Another reason that investors are losing the investing game is because they have bought into what I call the Sesame Street School of selecting mutual funds. Journalists and many in the brokerage community tout the mantra of counting the number of stars in ranking mutual funds, thinking, you will enjoy superior investment results with owning so many stars next to the name of your mutual fund.

You see, unaided, most people invest through a rear-view mirror. They buy mutual funds after they've gone up substantially. Brokers sell investors the hottest fund, in the hottest sector, the one that has the most stars next to its listing in Money magazine. Then what happens? You know the drill. They turn cold. In fairly short order, a perfectly normal market correction comes along and the cycle comes to an end. Investing like that is like enlisting in the Taliban on September 11, 2001. On that day you are joining the proudest fighting force in the world. Yes, your outfit just pulled off one of the greatest disasters of all time. But you know what? You are toast. Your obituary is written. When you invest like that, the chances of selling out at the very bottom of the cycle, being influenced by negative journalism is very high.

I want to make one point very clear. Pay attention. At the end of an investor?s life, less than 5% of total lifetime return will come from what the investments did versus other investments. The other 95% will come from how the investor behaved. I have a firm belief that there is no relationship between investment performance and investor performance.

Stock market success is a function of two things: first, recognition that the markets will go down and sometimes go down a lot and two: preparation to regard those declines as either non-events or buying opportunities, and never as an occasion to sell in a panic.

With all certainty, the most boring and mediocre stock fund in your portfolio, the one that you hold onto during a vicious and severe bear market is infinitely better than that world-class stock fund that you sell out of at the bottom of a temporary decline.

Now, if your serious retirement portfolio is making you feel uneasy and you feel it needs professional, unbiased attention, let's talk for a moment on what you might do.

The first thing you should do would be to shut off CNBC. I hope someday CNBC will be required by law to flash on the TV screen a graphic that says ?Nothing that happens in the market in the next 30 days will matter in 10 or 15 years?.

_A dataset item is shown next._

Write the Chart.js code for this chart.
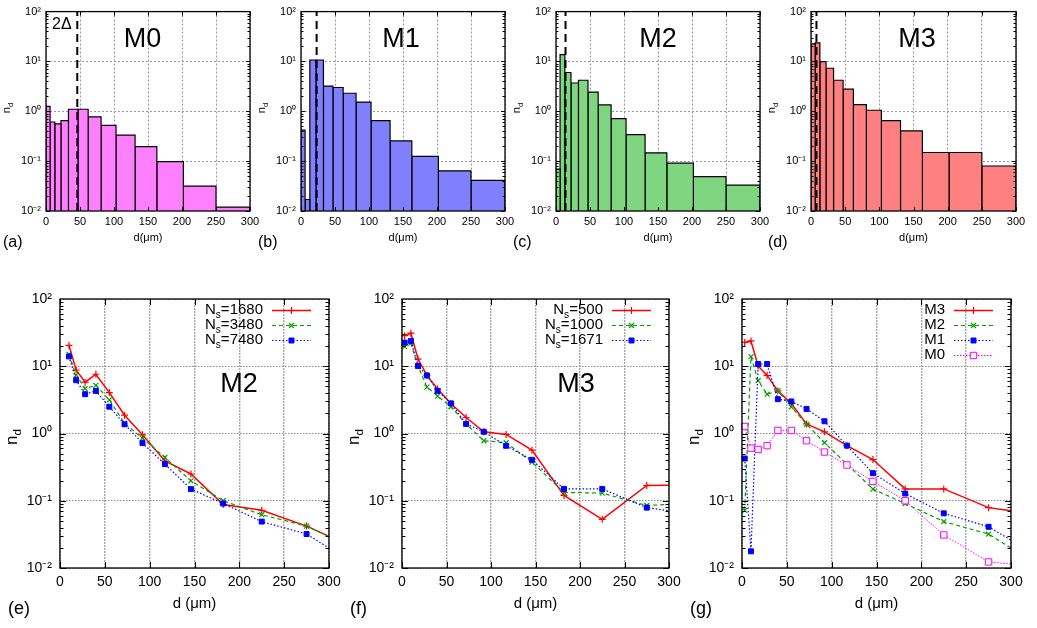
<!DOCTYPE html>
<html><head><meta charset="utf-8">
<script src="https://cdn.jsdelivr.net/npm/chart.js@4.4.1/dist/chart.umd.min.js"></script>
<style>
html,body{margin:0;padding:0;background:#fff;}
#wrap{position:relative;width:1037px;height:628px;overflow:hidden;background:#fff;}
#wrap canvas{position:absolute;left:0;top:0;}
</style></head><body><div id="wrap"></div>
<script>
// ---------------- data ----------------
const binEdges = [0, 6, 13, 22, 33, 47, 62, 81, 103, 131, 163, 202, 250, 300];
const histM0 = [1.26, 0.61, 0.56, 0.65, 1.10, 1.10, 0.77, 0.52, 0.334, 0.195, 0.098, 0.0316, 0.012];
const histM1 = [0.42, 0.017, 10.7, 10.7, 3.2, 3.0, 2.3, 1.53, 0.65, 0.255, 0.125, 0.064, 0.041];
const histM2 = [0.069, 13.7, 6.0, 3.7, 4.2, 2.43, 1.34, 0.71, 0.34, 0.147, 0.091, 0.049, 0.033];
const histM3 = [22.5, 23.5, 9.9, 7.3, 4.2, 2.78, 1.36, 1.05, 0.65, 0.405, 0.149, 0.149, 0.080];
const twoDelta = [46, 23, 14, 8];

// bin centres, last entry = right edge of the axis (line continues there)
const lineX = [3, 10, 18, 28, 40, 55, 72, 92, 117, 146, 182, 225, 275, 300];
const m2Ns1680 = [null, 20.5, 8.8, 5.8, 7.6, 4.06, 1.87, 0.955, 0.39, 0.25, 0.088, 0.072, 0.042, 0.0295];
const m2Ns3480 = [null, 15.0, 7.4, 4.66, 5.2, 3.16, 1.42, 0.85, 0.44, 0.198, 0.100, 0.062, 0.042, 0.0295];
const m2Ns7480 = [null, 14.0, 6.2, 3.84, 4.3, 2.5, 1.37, 0.72, 0.35, 0.149, 0.091, 0.049, 0.032, 0.0198];
const m3Ns500  = [28.5, 31.0, 12.8, 7.3, 4.6, 2.8, 1.73, 1.06, 0.97, 0.565, 0.120, 0.053, 0.169, 0.170];
const m3Ns1000 = [19.6, 22.0, 10.1, 4.9, 3.6, 2.5, 1.39, 0.78, 0.73, 0.375, 0.133, 0.130, 0.085, 0.088];
const m3Ns1671 = [22.5, 23.8, 10.1, 7.3, 4.3, 2.8, 1.39, 1.06, 0.656, 0.406, 0.150, 0.150, 0.079, 0.071];
const cmpM3 = [22.6, 23.8, 10.1, 7.3, 4.3, 2.8, 1.39, 1.06, 0.66, 0.41, 0.150, 0.150, 0.079, 0.071];
const cmpM2 = [0.072, 13.9, 6.1, 3.84, 4.3, 2.48, 1.37, 0.73, 0.35, 0.149, 0.091, 0.049, 0.032, 0.0198];
const cmpM1 = [0.425, 0.0177, 10.8, 10.8, 3.24, 3.0, 2.32, 1.52, 0.66, 0.257, 0.128, 0.065, 0.041, 0.026];
const cmpM0 = [1.27, 0.605, 0.58, 0.66, 1.11, 1.11, 0.78, 0.53, 0.34, 0.194, 0.100, 0.031, 0.0123, 0.0115];

const yTickValues = [0.01, 0.1, 1, 10, 100];
const yTickLabels = ['10\u207B\u00B2', '10\u207B\u00B9', '10\u2070', '10\u00B9', '10\u00B2'];
const xMin = 0, xMax = 300, xStep = 50, yMin = 0.01, yMax = 100;

// ---------------- helpers ----------------
const W = 1037, H = 628;
const FAM = '"Liberation Sans", Arial, Helvetica, sans-serif';
const wrap = document.getElementById('wrap');

function richWidth(ctx, parts, size) {
  let w = 0;
  for (const p of parts) { ctx.font = (p.sub ? size * 0.68 : size) + 'px ' + FAM; w += ctx.measureText(p.t).width; }
  return w;
}
function drawRich(ctx, parts, x, y, size, align) {
  const w = richWidth(ctx, parts, size);
  let cx = align === 'right' ? x - w : align === 'center' ? x - w / 2 : x;
  ctx.textBaseline = 'middle'; ctx.textAlign = 'left';
  for (const p of parts) {
    const s = p.sub ? size * 0.68 : size;
    ctx.font = s + 'px ' + FAM;
    ctx.fillText(p.t, cx, y + (p.sub ? size * 0.32 : 0));
    cx += ctx.measureText(p.t).width;
  }
}

function decor(cfg) {
  return {
    id: 'decor',
    afterDatasetsDraw(chart) {
      const {ctx, chartArea: a, scales} = chart;
      ctx.save();
      ctx.strokeStyle = '#000'; ctx.lineWidth = 1; ctx.setLineDash([]);
      ctx.beginPath();
      scales.x.ticks.forEach(t => {
        const px = Math.round(scales.x.getPixelForValue(t.value)) + 0.5;
        ctx.moveTo(px, a.bottom); ctx.lineTo(px, a.bottom - cfg.major);
        ctx.moveTo(px, a.top); ctx.lineTo(px, a.top + cfg.major);
      });
      for (let e = -2; e < 2; e++) for (let k = 1; k < 10; k++) {
        const py = Math.round(scales.y.getPixelForValue(k * Math.pow(10, e))) + 0.5;
        const len = k === 1 ? cfg.major : cfg.minor;
        ctx.moveTo(a.left, py); ctx.lineTo(a.left + len, py);
        ctx.moveTo(a.right, py); ctx.lineTo(a.right - len, py);
      }
      ctx.stroke();
      ctx.lineWidth = 1.3;
      ctx.strokeRect(a.left, a.top, a.right - a.left, a.bottom - a.top);
      ctx.restore();
    },
    afterDraw(chart) {
      const ctx = chart.ctx;
      ctx.save();
      ctx.fillStyle = '#000';
      for (const t of cfg.texts) {
        if (t.rot) {
          ctx.save(); ctx.translate(t.x, t.y); ctx.rotate(-Math.PI / 2);
          drawRich(ctx, t.parts, 0, 0, t.size, 'center');
          ctx.restore();
        } else {
          drawRich(ctx, t.parts, t.x, t.y, t.size, t.align || 'center');
        }
      }
      if (cfg.legend) {
        const L = cfg.legend;
        L.items.forEach((it, i) => {
          const y = L.y0 + i * L.dy;
          ctx.fillStyle = '#000';
          drawRich(ctx, it.parts, L.textRight, y, L.size, 'right');
          const st = it.style;
          ctx.save();
          ctx.strokeStyle = st.color; ctx.lineWidth = st.width; ctx.setLineDash(st.dash || []);
          ctx.beginPath(); ctx.moveTo(L.x0, y + 0.5); ctx.lineTo(L.x1, y + 0.5); ctx.stroke();
          ctx.setLineDash([]);
          ctx.strokeStyle = st.color; ctx.fillStyle = st.pointFill; ctx.lineWidth = st.pointBorder;
          Chart.helpers.drawPoint(ctx, {pointStyle: st.pointStyle, radius: st.radius, rotation: 0, borderWidth: st.pointBorder}, (L.x0 + L.x1) / 2, y + 0.5);
          ctx.restore();
        });
      }
      ctx.restore();
    }
  };
}

function makeChart(box, datasets, axis, cfg) {
  const cv = document.createElement('canvas');
  cv.width = W; cv.height = H; cv.style.width = W + 'px'; cv.style.height = H + 'px';
  wrap.appendChild(cv);
  const gridX = {color: axis.gridColorX, lineWidth: axis.gridWidthX, drawTicks: false, borderDash: axis.dashX};
  const gridY = {color: axis.gridColorY, lineWidth: 1, drawTicks: false, borderDash: axis.dashY};
  return new Chart(cv.getContext('2d'), {
    type: 'line',
    data: {datasets},
    options: {
      responsive: false, animation: false, events: [],
      layout: {padding: {left: box.l - axis.yW, top: box.t, right: W - box.r, bottom: H - box.b - axis.xH}},
      plugins: {legend: {display: false}, tooltip: {enabled: false}, title: {display: false}},
      scales: {
        x: {
          type: 'linear', min: xMin, max: xMax,
          ticks: {stepSize: xStep, color: '#000', font: {family: FAM, size: axis.tickSize}, padding: axis.padX, maxRotation: 0, autoSkip: false},
          grid: gridX, border: {display: false, dash: axis.dashX},
          afterFit: s => { s.height = axis.xH; }
        },
        y: {
          type: 'logarithmic', min: yMin, max: yMax,
          afterBuildTicks: s => { s.ticks = yTickValues.map(v => ({value: v})); },
          ticks: {color: '#000', font: {family: FAM, size: axis.tickSize}, padding: axis.padY, autoSkip: false,
                  callback: (v) => { const i = yTickValues.findIndex(t => Math.abs(t - v) / t < 1e-6); return i >= 0 ? yTickLabels[i] : ''; }},
          grid: gridY, border: {display: false, dash: axis.dashY},
          afterFit: s => { s.width = axis.yW; }
        }
      }
    },
    plugins: [decor(cfg)]
  });
}

// ---------------- top histograms ----------------
const topAxis = {yW: 40, xH: 30, tickSize: 11, padX: 4, padY: 5,
  gridColorX: '#9a9a9a', gridWidthX: 1, gridColorY: '#9a9a9a', dashX: [2, 2], dashY: [2, 2]};
const topPanels = [
  {name: 'M0', tag: '(a)', values: histM0, fill: '#ff80ff', delta: twoDelta[0], l: 46, r: 250, tx: 142.5},
  {name: 'M1', tag: '(b)', values: histM1, fill: '#8080ff', delta: twoDelta[1], l: 301, r: 505, tx: 401},
  {name: 'M2', tag: '(c)', values: histM2, fill: '#80d580', delta: twoDelta[2], l: 556, r: 760, tx: 658},
  {name: 'M3', tag: '(d)', values: histM3, fill: '#ff8080', delta: twoDelta[3], l: 811, r: 1016, tx: 917}
];
topPanels.forEach((p, pi) => {
  const box = {l: p.l, r: p.r, t: 5, b: 211};
  const ds = [{
    data: [{x: p.delta, y: yMin}, {x: p.delta, y: yMax}],
    borderColor: '#000', borderWidth: 2, borderDash: [8, 5], pointRadius: 0, fill: false, order: 0, clip: false
  }];
  p.values.forEach((v, i) => {
    ds.push({
      data: [{x: binEdges[i], y: yMin}, {x: binEdges[i], y: v}, {x: binEdges[i + 1], y: v}, {x: binEdges[i + 1], y: yMin}],
      borderColor: '#000', borderWidth: 1.2, backgroundColor: p.fill, fill: 'start', pointRadius: 0, tension: 0, order: 1
    });
  });
  const texts = [
    {parts: [{t: 'n'}, {t: 'd', sub: true}], x: p.l - 39, y: 108, size: 11, rot: true},
    {parts: [{t: 'd(\u03BCm)'}], x: (p.l + p.r) / 2, y: 238, size: 11},
    {parts: [{t: p.tag}], x: p.l - 43, y: 243, size: 16, align: 'left'},
    {parts: [{t: p.name}], x: p.tx, y: 40, size: 27}
  ];
  if (pi === 0) texts.push({parts: [{t: '2\u0394'}], x: 52, y: 25, size: 16, align: 'left'});
  makeChart(box, ds, topAxis, {texts, major: 4, minor: 2.5});
});

// ---------------- bottom line plots ----------------
const styles = {
  red:   {color: '#ff0000', width: 1.5, dash: [], pointStyle: 'cross', radius: 3.5, pointBorder: 1.2, pointFill: '#ff0000'},
  green: {color: '#00a000', width: 1.2, dash: [4, 3], pointStyle: 'crossRot', radius: 3.5, pointBorder: 1.2, pointFill: '#00a000'},
  blue:  {color: '#0000ff', width: 1.2, dash: [1.5, 2], pointStyle: 'rect', radius: 3.5, pointBorder: 1, pointFill: '#0000ff'},
  mag:   {color: '#ff00ff', width: 1, dash: [1.5, 1.5], pointStyle: 'rect', radius: 4.5, pointBorder: 1, pointFill: '#ffffff'}
};
function lineDs(values, st, order) {
  const pts = [];
  values.forEach((v, i) => { if (v !== null) pts.push({x: lineX[i], y: v}); });
  return {
    data: pts, borderColor: st.color, borderWidth: st.width, borderDash: st.dash, tension: 0, fill: false,
    pointStyle: st.pointStyle, pointRadius: pts.map((_, i) => i === pts.length - 1 ? 0 : st.radius),
    pointBorderColor: st.color, pointBackgroundColor: st.pointFill, pointBorderWidth: st.pointBorder,
    order, clip: false
  };
}
const botAxis = {yW: 52, xH: 40, tickSize: 14, padX: 6, padY: 8,
  gridColorX: '#a8a8a8', gridWidthX: 1.4, gridColorY: '#8a8a8a', dashX: [2, 1], dashY: [1.5, 1.5]};
const sub = (a, b, c) => [{t: a}, {t: b, sub: true}, {t: c}];
const botPanels = [
  {tag: '(e)', name: 'M2', nx: 239, l: 60, r: 329,
   series: [[m2Ns1680, styles.red, sub('N', 's', '=1680')], [m2Ns3480, styles.green, sub('N', 's', '=3480')], [m2Ns7480, styles.blue, sub('N', 's', '=7480')]]},
  {tag: '(f)', name: 'M3', nx: 576, l: 402, r: 669,
   series: [[m3Ns500, styles.red, sub('N', 's', '=500')], [m3Ns1000, styles.green, sub('N', 's', '=1000')], [m3Ns1671, styles.blue, sub('N', 's', '=1671')]]},
  {tag: '(g)', name: null, l: 742, r: 1011,
   series: [[cmpM3, styles.red, [{t: 'M3'}]], [cmpM2, styles.green, [{t: 'M2'}]], [cmpM1, styles.blue, [{t: 'M1'}]], [cmpM0, styles.mag, [{t: 'M0'}]]]}
];
botPanels.forEach(p => {
  const box = {l: p.l, r: p.r, t: 299, b: 568};
  const n = p.series.length;
  const ds = p.series.map((s, i) => lineDs(s[0], s[1], n - i));
  const texts = [
    {parts: [{t: 'n'}, {t: 'd', sub: true}], x: p.l - 48, y: 437, size: 17, rot: true},
    {parts: [{t: 'd (\u03BCm)'}], x: (p.l + p.r) / 2, y: 604, size: 15},
    {parts: [{t: p.tag}], x: p.l - 52, y: 609, size: 18, align: 'left'}
  ];
  if (p.name) texts.push({parts: [{t: p.name}], x: p.nx, y: 385, size: 27});
  const legend = {textRight: p.r - 66, x0: p.r - 57, x1: p.r - 18, y0: 310, dy: 15, size: 15,
    items: p.series.map(s => ({parts: s[2], style: s[1]}))};
  makeChart(box, ds, botAxis, {texts, legend, major: 6, minor: 3.5});
});
</script>
</body></html>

You also might want to stop reading the financial press. Yes, I read three papers every morning before the average guy gets out of bed, but journalism always gets it wrong. It has a relentless bias to the negative. I call it financial pornography. Reporters never report my reasons the stock market is headed up in our lifetime and it isn't the job of journalists to make people great investors. It's their job to make people come back for more journalism.

The simple lesson to remember is that markets are not logical or reasonable; they are emotional and unstable. Markets are crowds of people. As we know from attending sporting events or concerts, the normal rules of behavior do not apply when we are in large groups. If we try to predict what a crowd will do based on logical behavior of a single person in isolation we will most likely be mislead.

And so it goes with the stock market. Today the black boxes at a handful of firms scan the exchange order books every millisecond and automatically execute algorithmic trades, ripping any conceivable advantage away from the public. They are the casino, with structurally embedded multi-billion annual profits ? leaving everyone else on the other side of the zero-sum game. We think that sitting and doing cold and hard calculations on valuation levels and the reasonableness of gains is as futile as predicting what a teenager might do at a rock concert. The market is not an exercise in calculus. It is primarily an experiment in crowd psychology.

Stocks are on sale, we are in a recession and stocks are starting to come down to more attractive buying levels. Stay the course, stay smart and keep contributing to your 401-k

Dean Parisian
Chippewa Partners
http://chippewapartners.blogspot.com
 
Another way to look at it... back when the DOW was at +14,500 dont you wish you had bought in when it was 12,000? Well guess what, nows your chance LOL.


-DallanC
 
Excellent advice, Dean. Thank you for sharing your thoughts.

If people invest in the coming months while prices are reasonable, perhaps the gains made on those investments will purchase some nice hunts down the road in retirement.
 
"Stock market success is a function of two things: first, recognition that the markets will go down and sometimes go down a lot and two: preparation to regard those declines as either non-events or buying opportunities, and never as an occasion to sell in a panic."


Anyone care to offer an EDUCATED opinion on how to know the difference between a "non-event" and a "buying opportunity".


Mark
 
>
>Anyone care to offer an EDUCATED
>opinion on how to know
>the difference between a "non-event"
>and a "buying opportunity".


I think a "non-event" is when you dont have any money and a "buying oppertunity" is when you do, LOL. Seriously I have no idea.








If huntin is a sport.....Well your lookin at an athlete!